── Collected material ──

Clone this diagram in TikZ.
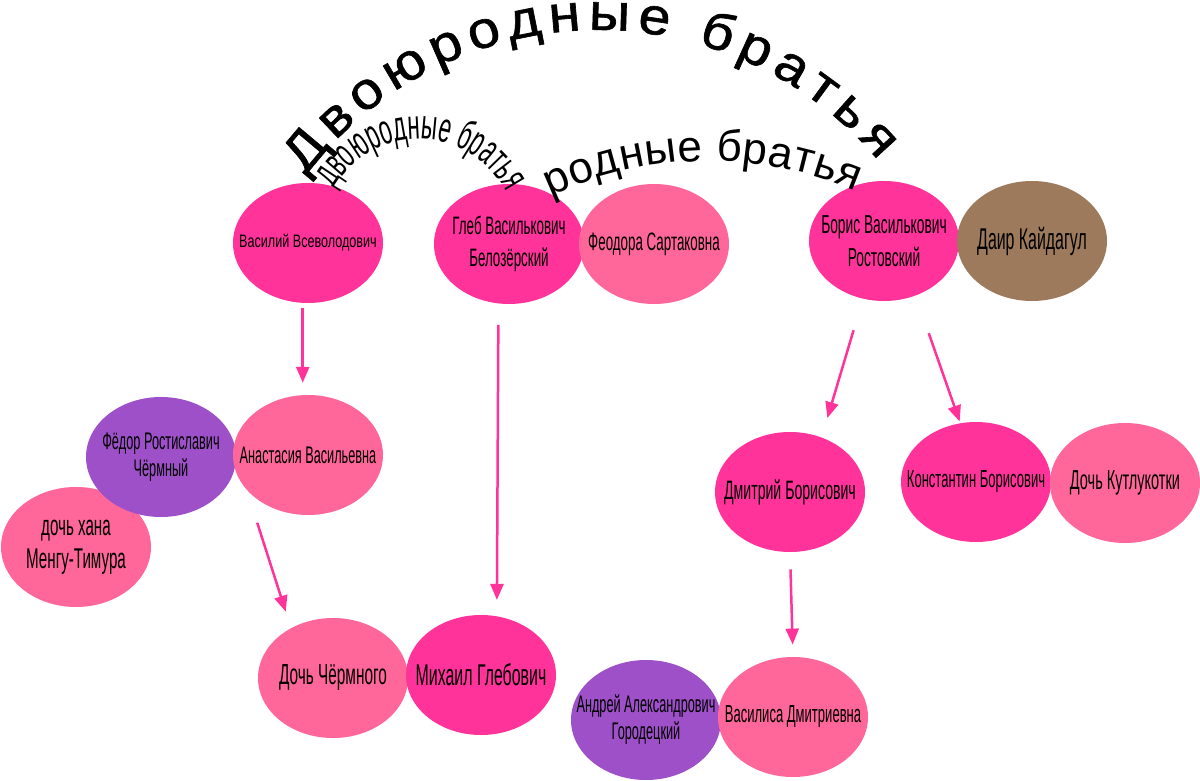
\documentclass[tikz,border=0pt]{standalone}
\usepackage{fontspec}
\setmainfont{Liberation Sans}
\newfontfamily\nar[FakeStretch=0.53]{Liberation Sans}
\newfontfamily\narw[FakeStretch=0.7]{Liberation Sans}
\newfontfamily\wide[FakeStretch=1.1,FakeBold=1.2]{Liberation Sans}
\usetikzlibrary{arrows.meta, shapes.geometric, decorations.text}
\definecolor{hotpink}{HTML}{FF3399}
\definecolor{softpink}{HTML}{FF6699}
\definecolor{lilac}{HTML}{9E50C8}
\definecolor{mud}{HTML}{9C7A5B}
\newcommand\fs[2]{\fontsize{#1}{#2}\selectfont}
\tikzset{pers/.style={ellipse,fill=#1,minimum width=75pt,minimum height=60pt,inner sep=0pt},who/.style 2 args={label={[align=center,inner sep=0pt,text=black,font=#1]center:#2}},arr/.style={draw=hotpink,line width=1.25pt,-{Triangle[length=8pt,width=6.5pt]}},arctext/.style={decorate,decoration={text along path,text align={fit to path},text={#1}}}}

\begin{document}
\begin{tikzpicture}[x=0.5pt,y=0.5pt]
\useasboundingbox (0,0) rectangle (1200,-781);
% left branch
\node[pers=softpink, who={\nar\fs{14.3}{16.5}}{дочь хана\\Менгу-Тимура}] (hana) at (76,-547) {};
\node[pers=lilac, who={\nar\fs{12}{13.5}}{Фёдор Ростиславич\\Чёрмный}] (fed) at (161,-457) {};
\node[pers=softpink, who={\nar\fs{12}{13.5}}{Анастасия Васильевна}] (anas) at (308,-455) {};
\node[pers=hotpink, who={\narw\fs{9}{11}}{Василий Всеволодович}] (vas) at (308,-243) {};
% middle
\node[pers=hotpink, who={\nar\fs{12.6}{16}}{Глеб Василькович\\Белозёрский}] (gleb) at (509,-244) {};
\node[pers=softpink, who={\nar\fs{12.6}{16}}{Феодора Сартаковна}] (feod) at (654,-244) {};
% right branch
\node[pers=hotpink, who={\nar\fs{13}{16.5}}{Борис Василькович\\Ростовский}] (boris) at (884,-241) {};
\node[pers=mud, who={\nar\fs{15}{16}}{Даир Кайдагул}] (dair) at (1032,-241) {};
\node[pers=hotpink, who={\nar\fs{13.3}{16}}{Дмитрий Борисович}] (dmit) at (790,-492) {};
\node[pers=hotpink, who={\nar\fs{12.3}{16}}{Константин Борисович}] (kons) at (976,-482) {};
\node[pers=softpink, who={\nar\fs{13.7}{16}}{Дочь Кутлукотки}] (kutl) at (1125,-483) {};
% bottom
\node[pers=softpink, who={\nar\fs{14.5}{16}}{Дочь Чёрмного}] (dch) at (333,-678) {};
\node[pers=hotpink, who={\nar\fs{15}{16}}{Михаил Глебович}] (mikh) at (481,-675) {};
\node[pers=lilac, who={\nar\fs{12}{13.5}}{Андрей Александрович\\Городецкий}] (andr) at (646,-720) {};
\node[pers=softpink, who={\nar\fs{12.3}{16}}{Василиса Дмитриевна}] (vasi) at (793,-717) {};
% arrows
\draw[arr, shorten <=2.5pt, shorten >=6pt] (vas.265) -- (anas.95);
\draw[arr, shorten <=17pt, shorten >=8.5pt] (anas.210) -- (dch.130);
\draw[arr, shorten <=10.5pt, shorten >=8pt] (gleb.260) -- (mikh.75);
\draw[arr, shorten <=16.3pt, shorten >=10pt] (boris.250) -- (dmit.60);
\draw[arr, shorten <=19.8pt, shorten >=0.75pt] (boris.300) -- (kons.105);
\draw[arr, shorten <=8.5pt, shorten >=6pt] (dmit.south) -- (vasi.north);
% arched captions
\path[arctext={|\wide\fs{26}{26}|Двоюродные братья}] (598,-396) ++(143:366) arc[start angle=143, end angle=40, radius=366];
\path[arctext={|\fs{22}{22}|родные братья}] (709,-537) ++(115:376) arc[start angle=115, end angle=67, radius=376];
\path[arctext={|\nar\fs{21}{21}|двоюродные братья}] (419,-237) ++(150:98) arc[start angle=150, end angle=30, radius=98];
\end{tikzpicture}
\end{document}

───

Write out the whole listing again, exactly, with no pictures.

Clone this diagram in TikZ.
\documentclass[tikz,border=0pt]{standalone}
\usepackage{fontspec}
\setmainfont{Liberation Sans}
\newfontfamily\nar[FakeStretch=0.53]{Liberation Sans}
\newfontfamily\narw[FakeStretch=0.7]{Liberation Sans}
\newfontfamily\wide[FakeStretch=1.1,FakeBold=1.2]{Liberation Sans}
\usetikzlibrary{arrows.meta, shapes.geometric, decorations.text}
\definecolor{hotpink}{HTML}{FF3399}
\definecolor{softpink}{HTML}{FF6699}
\definecolor{lilac}{HTML}{9E50C8}
\definecolor{mud}{HTML}{9C7A5B}
\newcommand\fs[2]{\fontsize{#1}{#2}\selectfont}
\tikzset{pers/.style={ellipse,fill=#1,minimum width=75pt,minimum height=60pt,inner sep=0pt},who/.style 2 args={label={[align=center,inner sep=0pt,text=black,font=#1]center:#2}},arr/.style={draw=hotpink,line width=1.25pt,-{Triangle[length=8pt,width=6.5pt]}},arctext/.style={decorate,decoration={text along path,text align={fit to path},text={#1}}}}

\begin{document}
\begin{tikzpicture}[x=0.5pt,y=0.5pt]
\useasboundingbox (0,0) rectangle (1200,-781);
% left branch
\node[pers=softpink, who={\nar\fs{14.3}{16.5}}{дочь хана\\Менгу-Тимура}] (hana) at (76,-547) {};
\node[pers=lilac, who={\nar\fs{12}{13.5}}{Фёдор Ростиславич\\Чёрмный}] (fed) at (161,-457) {};
\node[pers=softpink, who={\nar\fs{12}{13.5}}{Анастасия Васильевна}] (anas) at (308,-455) {};
\node[pers=hotpink, who={\narw\fs{9}{11}}{Василий Всеволодович}] (vas) at (308,-243) {};
% middle
\node[pers=hotpink, who={\nar\fs{12.6}{16}}{Глеб Василькович\\Белозёрский}] (gleb) at (509,-244) {};
\node[pers=softpink, who={\nar\fs{12.6}{16}}{Феодора Сартаковна}] (feod) at (654,-244) {};
% right branch
\node[pers=hotpink, who={\nar\fs{13}{16.5}}{Борис Василькович\\Ростовский}] (boris) at (884,-241) {};
\node[pers=mud, who={\nar\fs{15}{16}}{Даир Кайдагул}] (dair) at (1032,-241) {};
\node[pers=hotpink, who={\nar\fs{13.3}{16}}{Дмитрий Борисович}] (dmit) at (790,-492) {};
\node[pers=hotpink, who={\nar\fs{12.3}{16}}{Константин Борисович}] (kons) at (976,-482) {};
\node[pers=softpink, who={\nar\fs{13.7}{16}}{Дочь Кутлукотки}] (kutl) at (1125,-483) {};
% bottom
\node[pers=softpink, who={\nar\fs{14.5}{16}}{Дочь Чёрмного}] (dch) at (333,-678) {};
\node[pers=hotpink, who={\nar\fs{15}{16}}{Михаил Глебович}] (mikh) at (481,-675) {};
\node[pers=lilac, who={\nar\fs{12}{13.5}}{Андрей Александрович\\Городецкий}] (andr) at (646,-720) {};
\node[pers=softpink, who={\nar\fs{12.3}{16}}{Василиса Дмитриевна}] (vasi) at (793,-717) {};
% arrows
\draw[arr, shorten <=2.5pt, shorten >=6pt] (vas.265) -- (anas.95);
\draw[arr, shorten <=17pt, shorten >=8.5pt] (anas.210) -- (dch.130);
\draw[arr, shorten <=10.5pt, shorten >=8pt] (gleb.260) -- (mikh.75);
\draw[arr, shorten <=16.3pt, shorten >=10pt] (boris.250) -- (dmit.60);
\draw[arr, shorten <=19.8pt, shorten >=0.75pt] (boris.300) -- (kons.105);
\draw[arr, shorten <=8.5pt, shorten >=6pt] (dmit.south) -- (vasi.north);
% arched captions
\path[arctext={|\wide\fs{26}{26}|Двоюродные братья}] (598,-396) ++(143:366) arc[start angle=143, end angle=40, radius=366];
\path[arctext={|\fs{22}{22}|родные братья}] (709,-537) ++(115:376) arc[start angle=115, end angle=67, radius=376];
\path[arctext={|\nar\fs{21}{21}|двоюродные братья}] (419,-237) ++(150:98) arc[start angle=150, end angle=30, radius=98];
\end{tikzpicture}
\end{document}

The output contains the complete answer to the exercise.